LESSON FOR OCTOBER 9, 1955

Boyhood of Jesus

GOLDEN TEXT: “And Jesus increased in wisdom and stature, and in favor with God and man.” —Luke 2:52

LUKE 2:41-52

THE Scriptures are comparatively silent concerning the boyhood of Jesus, although they do give us some information concerning him. In Luke’s account of his birth, which is the only one we have, we are told that when he was eight days old he was circumcised, according to the requirement of the Law, “and when the days of her [Mary’s] purification according to the Law of Moses were accomplished, they brought him to Jerusalem to present him to the Lord.”—Luke 2:21,22

According to the Law (Leviticus 12:3,4), this would mean that forty-one days after his birth he was presented to the Lord in the temple. There in the temple, Simeon uttered a wonderful prophecy concerning Jesus, saying that he would be “a light to lighten the Gentiles, and the glory of thy people Israel.” (Luke 2:28-35) Then Anna, a prophetess, at the same time “gave thanks likewise unto the Lord, and spake of him to all them that looked for redemption in Jerusalem.”—Luke 2:36-38

We are told that “when” they had thus performed “all things according to the Law of the Lord, they returned into Galilee, to their own city Nazareth.”—Luke 2:39

Up to this point the record is simple. Luke was an accurate historian, and it must be that he recorded this sequence of events exactly as they occurred. However, Luke says nothing about the flight into Egypt, as directed by the Lord, in order to save the young child’s life from the wrath of Herod, the account of which is given us in the second chapter of Matthew.

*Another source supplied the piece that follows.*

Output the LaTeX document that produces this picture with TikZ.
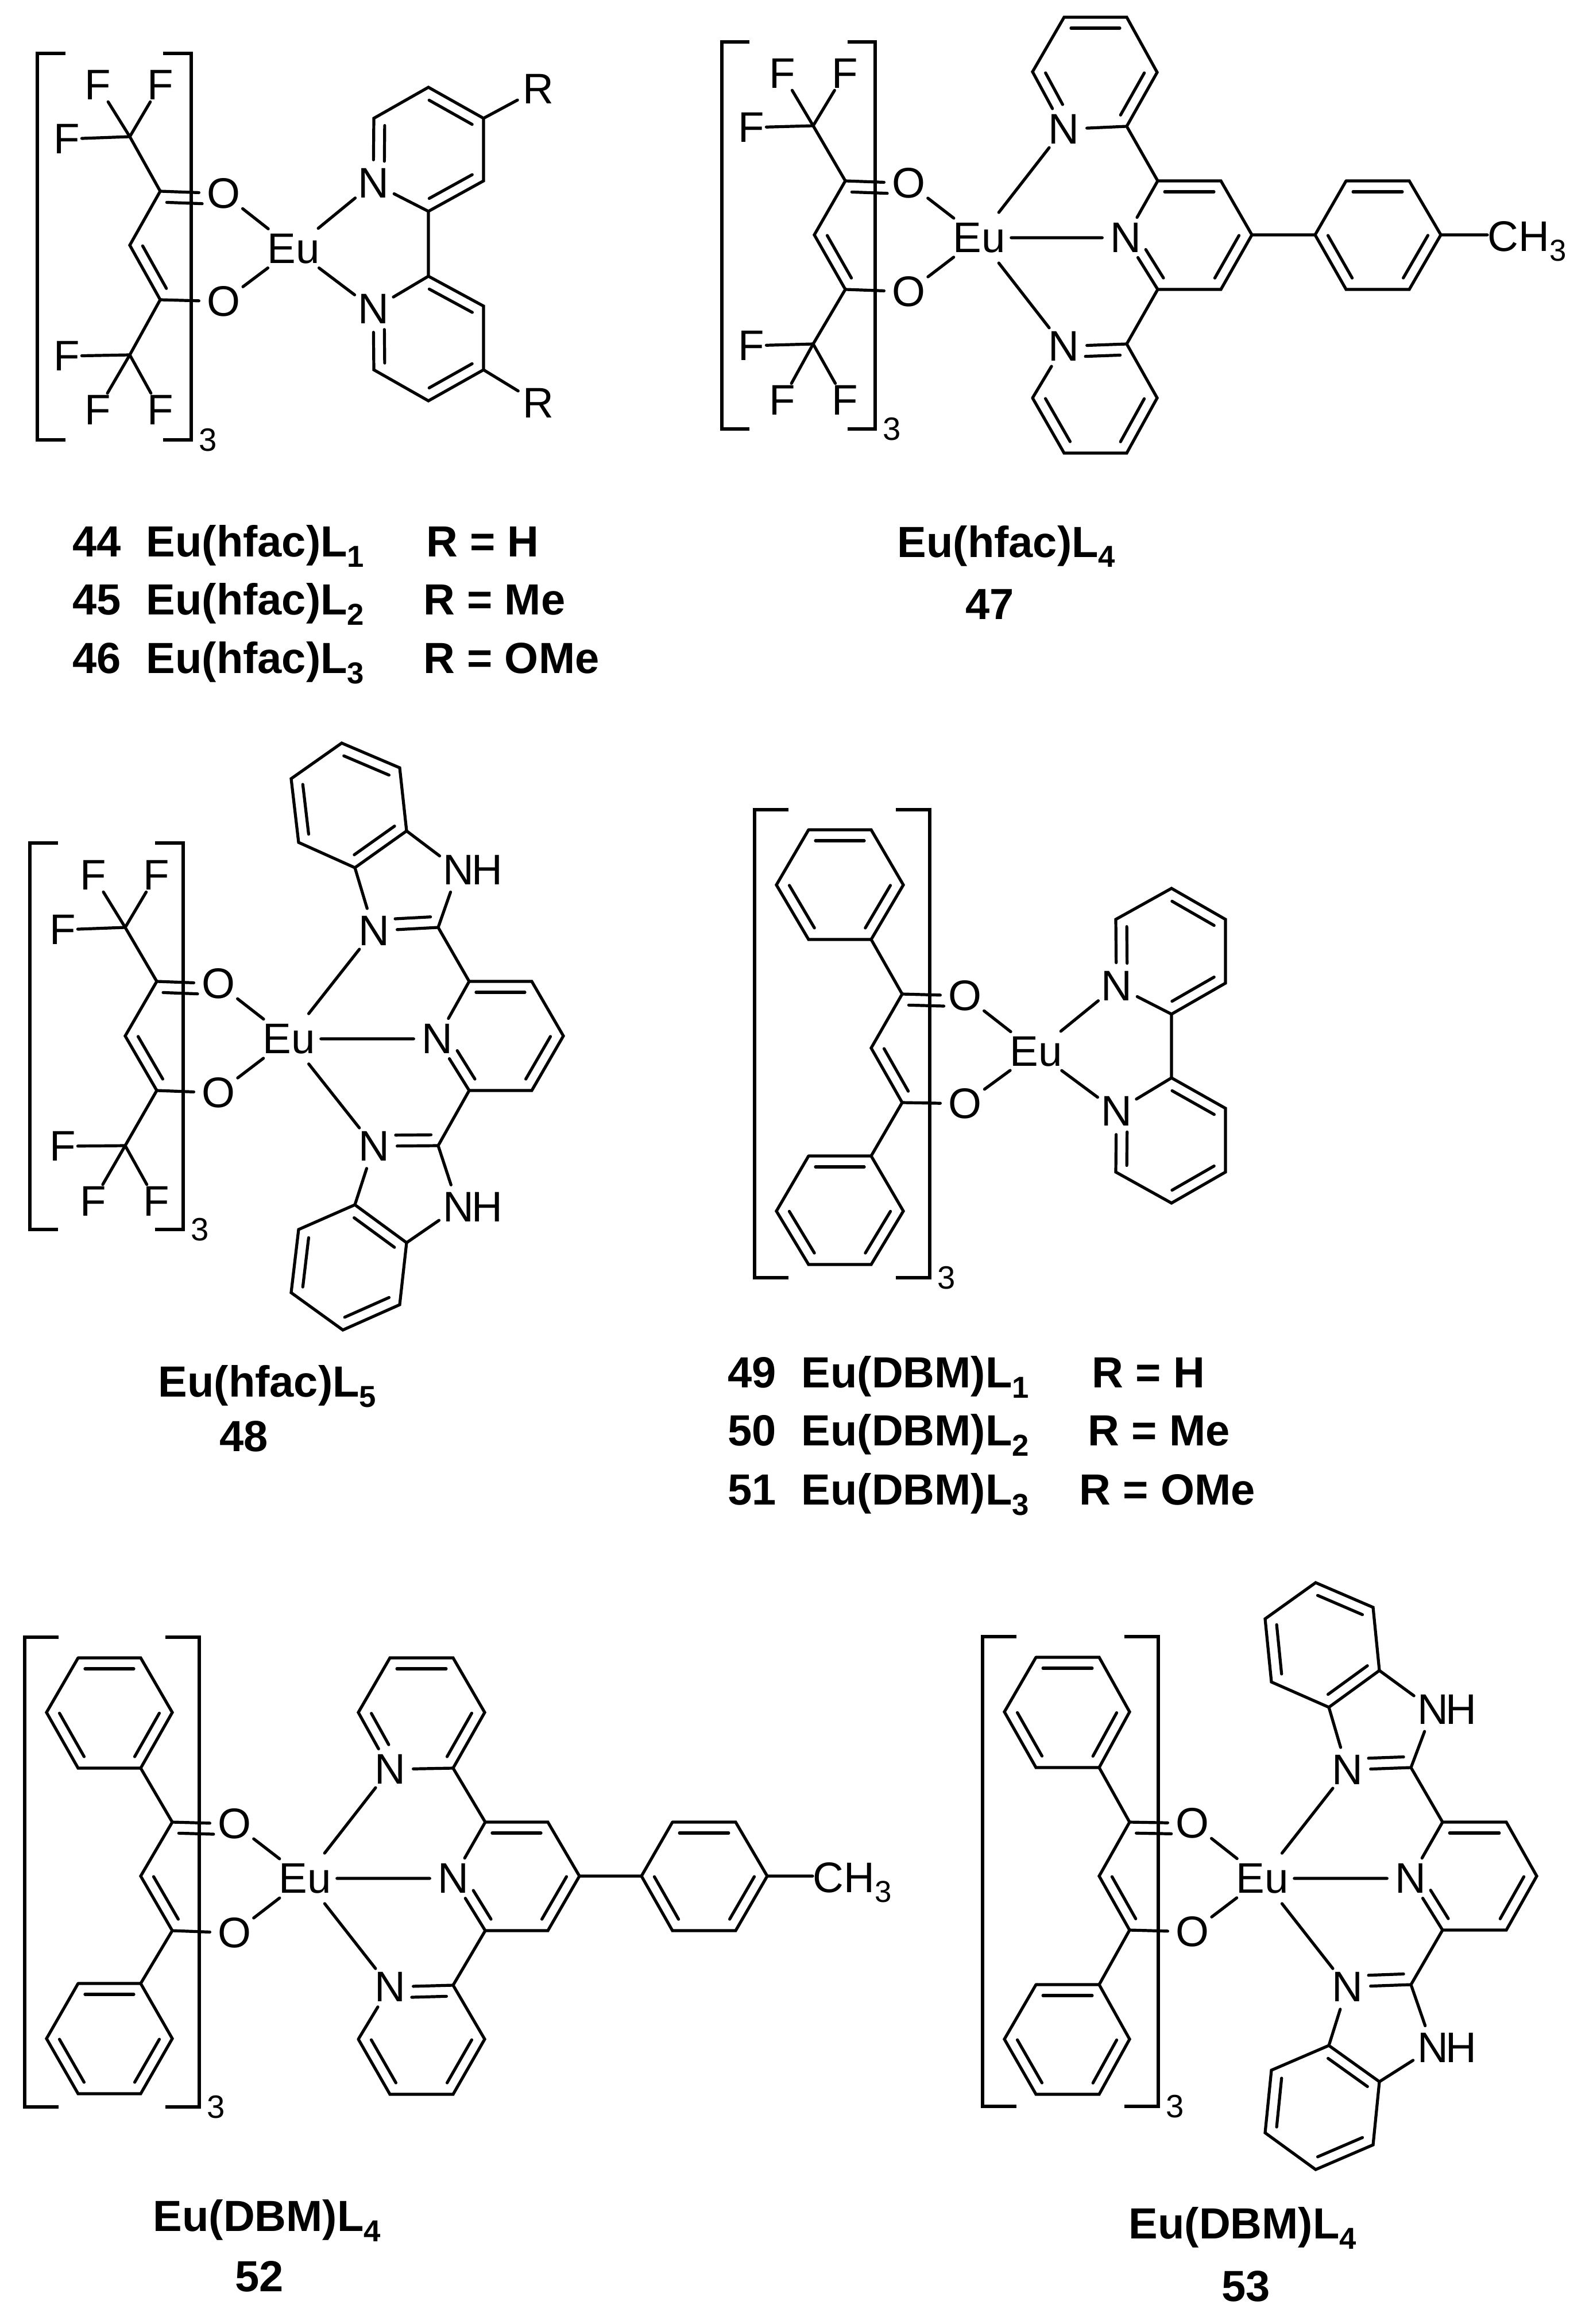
\documentclass[tikz,border=0pt]{standalone}
\usepackage{fontspec}
\setmainfont{Liberation Sans}
\usetikzlibrary{calc}

\tikzset{
	bond/.style={line width=.52mm, line cap=round},
	atom/.style={circle, inner sep=.2mm, font=\fontsize{21.2}{25}\selectfont},
	fluor/.style={inner sep=.3mm, font=\fontsize{21.2}{25}\selectfont},
	methyl/.style={anchor=base west, inner sep=0pt, font=\fontsize{21.2}{25}\selectfont},
	count/.style={inner sep=0pt, font=\fontsize{16}{18}\selectfont},
	lab/.style={anchor=base west, inner sep=0pt, font=\bfseries\fontsize{21.6}{26}\selectfont},
}
\def\bondgap{1.9mm}
\newcommand{\lsub}[1]{\raisebox{-1.8mm}{\fontsize{15}{18}\selectfont #1}}
% inner line of a double bond, on the left or right of a->b
\newcommand{\dbl}[3][.11]{\draw[bond] ($(#2)!.11!(#3)!\bondgap!90:(#3)$) -- ($(#3)!#1!(#2)!\bondgap!-90:(#2)$);}
\newcommand{\dblr}[3][.11]{\draw[bond] ($(#2)!.11!(#3)!\bondgap!-90:(#3)$) -- ($(#3)!#1!(#2)!\bondgap!90:(#2)$);}
\newcommand{\hexring}[7]{\draw[bond] (#2)--(#3)--(#4)--(#5)--(#6)--(#7)--(#2); #1{#2}{#3} #1{#4}{#5} #1{#6}{#7}}
\newcommand{\pyr}[7]{\draw[bond] (#2)--(#3)--(#4)--(#5)--(#6)--(#7)--(#2); #1{#2}{#3} #1{#4}{#5} #1[.34]{#6}{#7}}
\newcommand{\sqbr}[6]{%
	\draw[bond, line cap=butt] ({#2+#6},#4) -| (#2,#5) -- ({#2+#6},#5);
	\draw[bond, line cap=butt] ({#3-#6},#4) -| (#3,#5) -- ({#3-#6},#5);
	\node[count] (#1n) at ({#3+29},#5) {3};}
\newcommand{\diketo}[1]{%
	\draw[bond] (#1ka)--(#1kh)--(#1kb);
	\dbl{#1kh}{#1kb}
	\draw[bond] (#1ka)--(#1oa) (#1kb)--(#1ob) (#1oa)--(#1eu) (#1ob)--(#1eu);
	\dblr[.33]{#1ka}{#1oa}}
\newcommand{\cfthree}[1]{%
	\draw[bond] (#1ka)--(#1fa) (#1kb)--(#1fb);
	\foreach \i in {1,2,3} {\draw[bond] (#1fa)--(#1fa\i) (#1fb)--(#1fb\i);}}
\newcommand{\diphenyl}[1]{%
	\hexring{\dblr}{#1pa1}{#1pa2}{#1pa3}{#1pa4}{#1pa5}{#1pa6}
	\hexring{\dblr}{#1pb1}{#1pb2}{#1pb3}{#1pb4}{#1pb5}{#1pb6}
	\draw[bond] (#1pa4)--(#1ka) (#1pb2)--(#1kb);}
\newcommand{\bipy}[1]{%
	\pyr{\dbl}{#1t2}{#1t3}{#1t4}{#1t5}{#1t6}{#1tn}
	\pyr{\dblr}{#1b2}{#1b3}{#1b4}{#1b5}{#1b6}{#1bn}
	\draw[bond] (#1t2)--(#1b2) (#1tn)--(#1eu) (#1bn)--(#1eu);}
\newcommand{\terpy}[1]{%
	\pyr{\dblr}{#1c2}{#1c3}{#1c4}{#1c5}{#1c6}{#1cn}
	\pyr{\dbl}{#1t2}{#1t3}{#1t4}{#1t5}{#1t6}{#1tn}
	\pyr{\dbl}{#1b6}{#1b5}{#1b4}{#1b3}{#1b2}{#1bn}
	\hexring{\dblr}{#1p2}{#1p3}{#1p4}{#1p5}{#1p6}{#1p1}
	\draw[bond] (#1t2)--(#1c2) (#1b2)--(#1c6) (#1c4)--(#1p1) (#1p4)--(#1p4 -| #1me.west);
	\draw[bond] (#1cn)--(#1eu) (#1tn)--(#1eu) (#1bn)--(#1eu);}
\newcommand{\bzimpy}[1]{%
	\pyr{\dblr}{#1c2}{#1c3}{#1c4}{#1c5}{#1c6}{#1cn}
	\hexring{\dblr}{#1ta}{#1tb}{#1t1}{#1t2}{#1t3}{#1t4}
	\hexring{\dbl}{#1ba}{#1bb}{#1b1}{#1b2}{#1b3}{#1b4}
	\draw[bond] (#1tb)--(#1tn)--(#1tc)--(#1th)--(#1ta) (#1tc)--(#1c2);
	\draw[bond] (#1bb)--(#1bn)--(#1bc)--(#1bh)--(#1ba) (#1bc)--(#1c6);
	\dblr[.34]{#1tc}{#1tn}
	\dblr[.34]{#1bc}{#1bn}
	\draw[bond] (#1cn)--(#1eu) (#1tn)--(#1eu) (#1bn)--(#1eu);}

\begin{document}
\begin{tikzpicture}[x=.1mm, y=-.1mm]
	\useasboundingbox (0,0) rectangle (2773,4047);
	% Define carbons
	\foreach \n/\x/\y in {
		aka/279/333, akh/226/427, akb/279/522, afa/226/238, afb/226/618,
		at2/746/368, at3/842/315, at4/842/206, at5/746/152, at6/651/206,
		ab2/746/481, ab3/842/533, ab4/842/644, ab5/746/698, ab6/651/644,
		bka/1472/315, bkh/1418/409, bkb/1472/504, bfa/1416/219, bfb/1416/599,
		bc2/2016/315, bc3/2126/315, bc4/2180/409, bc5/2126/504, bc6/2016/504,
		bt2/1962/220, bt3/2015/126, bt4/1962/30, bt5/1853/30, bt6/1798/125,
		bb2/1962/599, bb3/2015/693, bb4/1962/789, bb5/1853/789, bb6/1798/693,
		bp1/2290/409, bp2/2344/315, bp3/2454/315, bp4/2509/409, bp5/2454/504, bp6/2344/504,
		cka/273/1709, ckh/218/1804, ckb/273/1899, cfa/218/1615, cfb/218/1995,
		cc2/817/1709, cc3/926/1709, cc4/981/1804, cc5/926/1899, cc6/817/1899,
		ctc/763/1615, cta/708/1447, ctb/618/1511, ct1/520/1467, ct2/507/1356, ct3/595/1294, ct4/696/1337,
		cbc/763/1995, cba/708/2164, cbb/618/2098, cb1/520/2141, cb2/507/2251, cb3/597/2316, cb4/696/2272,
		dka/1571/1731, dkh/1517/1825, dkb/1571/1920,
		dpa1/1408/1445, dpa2/1517/1445, dpa3/1573/1541, dpa4/1517/1636, dpa5/1408/1636, dpa6/1352/1541,
		dpb1/1408/2013, dpb2/1517/2013, dpb3/1573/2109, dpb4/1517/2202, dpb5/1408/2202, dpb6/1352/2109,
		dt2/2040/1766, dt3/2134/1712, dt4/2134/1601, dt5/2040/1547, dt6/1943/1601,
		db2/2040/1877, db3/2134/1930, db4/2134/2041, db5/2040/2095, db6/1943/2041,
		eka/300/3173, ekh/245/3267, ekb/300/3362,
		epa1/136/2887, epa2/245/2887, epa3/300/2982, epa4/245/3079, epa5/136/3079, epa6/81/2982,
		epb1/136/3454, epb2/245/3454, epb3/300/3550, epb4/245/3646, epb5/136/3646, epb6/81/3550,
		ec2/845/3173, ec3/954/3173, ec4/1009/3267, ec5/954/3362, ec6/845/3362,
		et2/789/3079, et3/844/2982, et4/789/2887, et5/679/2887, et6/624/2982,
		eb2/789/3457, eb3/844/3551, eb4/789/3647, eb5/679/3647, eb6/624/3551,
		ep1/1117/3267, ep2/1171/3173, ep3/1281/3173, ep4/1336/3267, ep5/1281/3362, ep6/1171/3362,
		fka/1967/3173, fkh/1914/3267, fkb/1967/3361,
		fpa1/1804/2886, fpa2/1914/2886, fpa3/1967/2981, fpa4/1914/3078, fpa5/1804/3078, fpa6/1749/2981,
		fpb1/1804/3456, fpb2/1914/3456, fpb3/1967/3551, fpb4/1914/3647, fpb5/1804/3647, fpb6/1749/3551,
		fc2/2512/3173, fc3/2623/3173, fc4/2676/3267, fc5/2623/3361, fc6/2512/3361,
		ftc/2457/3078, fta/2402/2909, ftb/2314/2973, ft1/2214/2929, ft2/2203/2819, ft3/2291/2756, ft4/2391/2799,
		fbc/2457/3456, fba/2402/3625, fbb/2314/3562, fb1/2214/3605, fb2/2203/3714, fb3/2291/3778, fb4/2391/3735}
		\coordinate (\n) at (\x,\y);
	% Define atoms
	\foreach \n/\s/\x/\y in {
		aoa/O/389/337, aob/O/389/525, aeu/Eu/511/433, atn/N/650/319, abn/N/650/538, atr/R/937/155, abr/R/937/702,
		boa/O/1582/319, bob/O/1582/508, beu/Eu/1705/414, bcn/N/1960/414, btn/N/1852/225, bbn/N/1852/603,
		coa/O/380/1713, cob/O/380/1903, ceu/Eu/503/1809, ccn/N/761/1809, ctn/N/651/1621, cbn/N/651/1996,
		cth/N/798/1515, ctx/H/848/1515, cbh/N/798/2102, cbx/H/848/2102,
		doa/O/1680/1734, dob/O/1680/1922, deu/Eu/1804/1831, dtn/N/1944/1717, dbn/N/1944/1935,
		eoa/O/408/3176, eob/O/408/3366, eeu/Eu/531/3271, ecn/N/789/3271, etn/N/679/3081, ebn/N/679/3460,
		foa/O/2076/3175, fob/O/2076/3364, feu/Eu/2198/3271, fcn/N/2456/3271, ftn/N/2346/3082, fbn/N/2346/3460,
		fth/N/2495/2977, ftx/H/2544/2977, fbh/N/2495/3566, fbx/H/2544/3566}
		\node[atom] (\n) at (\x,\y) {\s};
	\foreach \n/\x/\y in {
		afa1/170/148, afa2/279/148, afa3/116/242, afb1/116/620, afb2/170/714, afb3/279/714,
		bfa1/1362/128, bfa2/1471/128, bfa3/1308/222, bfb1/1308/602, bfb2/1362/697, bfb3/1471/697,
		cfa1/162/1524, cfa2/272/1524, cfa3/109/1619, cfb1/109/1996, cfb2/162/2092, cfb3/272/2092}
		\node[fluor] (\n) at (\x,\y) {F};
	\node[methyl] (bme) at (2590,438) {CH\raisebox{-1.7mm}{\fontsize{15}{16}\selectfont 3}};
	\node[methyl] (eme) at (1415,3295) {CH\raisebox{-1.7mm}{\fontsize{15}{16}\selectfont 3}};
	% Bonds
	\diketo{a} \cfthree{a} \bipy{a}
	\draw[bond] (at4)--(atr) (ab4)--(abr);
	\diketo{b} \cfthree{b} \terpy{b}
	\diketo{c} \cfthree{c} \bzimpy{c}
	\diketo{d} \diphenyl{d} \bipy{d}
	\diketo{e} \diphenyl{e} \terpy{e}
	\diketo{f} \diphenyl{f} \bzimpy{f}
	% Brackets
	\sqbr{a}{65}{333}{93}{766}{49}
	\sqbr{b}{1257}{1524}{73}{747}{48}
	\sqbr{c}{52}{319}{1468}{2141}{49}
	\sqbr{d}{1314}{1619}{1410}{2225}{59}
	\sqbr{e}{43}{347}{2851}{3669}{59}
	\sqbr{f}{1711}{2017}{2850}{3668}{59}
	% Labels
	\foreach \n/\s/\x/\y in {
		la1/{44}/126/969, la2/{Eu(hfac)L\lsub{1}}/254/969, la3/{R = H}/742/969,
		la4/{45}/126/1070, la5/{Eu(hfac)L\lsub{2}}/254/1070, la6/{R = Me}/737/1070,
		la7/{46}/126/1172, la8/{Eu(hfac)L\lsub{3}}/254/1172, la9/{R = OMe}/737/1172,
		lb1/{Eu(hfac)L\lsub{4}}/1562/970, lb2/{47}/1681/1078,
		lc1/{Eu(hfac)L\lsub{5}}/275/2432, lc2/{48}/382/2527,
		ld1/{49}/1267/2416, ld2/{Eu(DBM)L\lsub{1}}/1395/2416, ld3/{R = H}/1901/2416,
		ld4/{50}/1267/2517, ld5/{Eu(DBM)L\lsub{2}}/1395/2517, ld6/{R = Me}/1894/2517,
		ld7/{51}/1267/2620, ld8/{Eu(DBM)L\lsub{3}}/1395/2620, ld9/{R = OMe}/1879/2620,
		le1/{Eu(DBM)L\lsub{4}}/266/3885, le2/{52}/409/3990,
		lf1/{Eu(DBM)L\lsub{4}}/1965/3898, lf2/{53}/2127/4007}
		\node[lab] (\n) at (\x,\y) {\s};
\end{tikzpicture}
\end{document}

Verse 1 reads, “Now when Jesus was born in Bethlehem of Judea in the days of Herod the king, behold, there came wise men from the east to Jerusalem.” There is no word in the Greek text for “when,” the original simply stating that Jesus was born in Bethlehem of Judea, and that wise men from the east came to Jerusalem, because, as later stated, they had seen “his star in the east.” There is nothing in this text to state that the wise men arrived on the day of Jesus’ birth.

The full account indicates otherwise. When the wise men arrived, they inquired where they might find Jesus, who was “born king of the Jews.” The news that such a One had been born, finally reached the ears of Herod, and when it did “he was troubled, and all Jerusalem with him” Considering that this occurred in a fairly large city, where they had no modern means of rapid communication, it is obvious that it did not all take place the night that Jesus was born.

Herod summoned the wise men, and asked them to let him know where they found the newborn king. They found him in a “house,” not in a stable. Then the Lord warned them in a dream not to return to Herod, but to depart for their home country by another way. Then an angel of the Lord appeared to Joseph in a dream, saying, “Arise, and take the young child and his mother, and flee into Egypt.”—Matt. 2:12,13

If this occurred at the time Jesus was born, or even forty-one days later after he was presented in the temple, then Luke is in error by saying that after they had “performed all these things according to the Law of the Lord, they returned into Galilee.” (Luke 2:39) Luke, however, furnishes information which provides a basis for harmony between the two accounts. He tells us that the parents “went to Jerusalem every year at the feast of the passover.” (ch. 2:41) It could well have been when they returned to Jerusalem the next year that the wise men presented their gifts to the “young child.”

This would be in keeping with Herod’s decree to have all male Jewish children slain, of two years old and under, “according to the time which he had diligently inquired of the wise men.” (Matt. 2:16) He had asked them what time the star appeared in the east that denoted the birth of this great king. Evidently he and the wise men understood that the appearing of the star in the east marked the time of Jesus’ birth. We do not know from what country in the “east” the wise men came, but in any case it could easily have been a journey of several months, or even a year.

This is unimportant, of course, except as it may help us to find the harmony between the two accounts. From Egypt the family returned to Nazareth. The yearly visits to Jerusalem brought them there again when Jesus was twelve years of age. It was then that he went into the temple to seek information.

When his mother chided him gently for leaving his parents, he said to her, “Wist ye not that I must be about my Father’s business?” By now he realized that he was in the world on a special mission for his Heavenly Father, and he wanted to know more about it. He doubtless learned in the temple that according to the Law it would not be proper for him to enter upon his service for God until he was thirty years old.—Num. 4:3

QUESTIONS

According to Luke’s account, how old was Jesus when the family returned from Jerusalem to Nazareth?

Is there anything in Matthew’s account of the wise men’s visit to indicate that they arrived at the very time that Jesus was born?

Luke states that Joseph and Mary visited Jerusalem each year to keep the feast of the passover. How might this information serve to harmonize the accounts of Matthew and Luke concerning the sequence of events in the young child’s life?

What probable information did Jesus receive from the doctors of the Law in the temple concerning his “Father’s business”?